In trying to think through the process and how to explain it to the non-indoctrinated, I decided its best described as a healthy feedback loop.  Maybe I’m slow but I’ve never thought of agile as one big feedback loop.  I’ve seen others talk about the importance of feedback loops within agile but never that agile itself is a feedback loop.

HOW – Individuals and interactions

Without healthy relationships built on respect and trust we cannot work effectively as a team to build software.  No amount of fancy/expensive tools or process can fix a toxic culture. We must all strive to listen to others and work together for the good of our customers and common goals.

WHAT – Working Software

Customers can’t provide true feedback without working code to try.  Documentation rarely replaces the “feel” of a software system.  The processes of “doing” and “using” a working system will always produces more ideas and highlight pain points far better than simply reading about how a system would be used.

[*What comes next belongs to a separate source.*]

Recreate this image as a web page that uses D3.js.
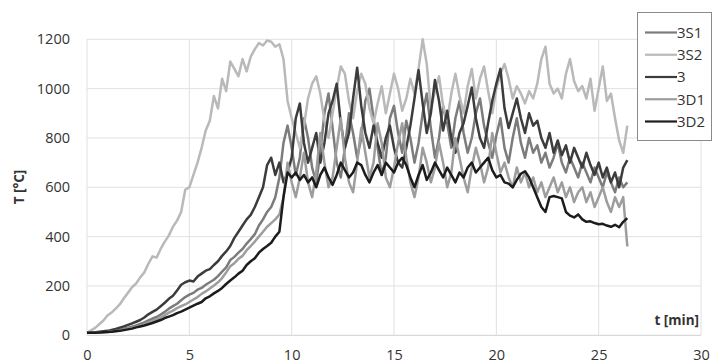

WHY – Customer Collaboration

The customers are the only player in this game that really know what is valuable.  They are the ones using the system and potentially willing to pay for it.  Thus their direct feedback is far more valuable than a sales/business person trying to interpret or predict value for customers.  This is why seeing/seeking customer feedback is so important.  Don’t settle for a middleman.

WHY – Responding to Change

If we don’t use the feedback we receive to inform our future steps it is all just a waste of time.  We must make plans but expect them to change.  Otherwise we are likely wasting our time on features/code that users don’t want or need.  Granted, customer feedback can’t and shouldn’t be the only input to plans but they should likely be the main driver.

The Feedback Loop

So this becomes an ongoing process of people working together effectively to build real/working software in order to provide value to users, receive their feedback and make new plans for what to build next.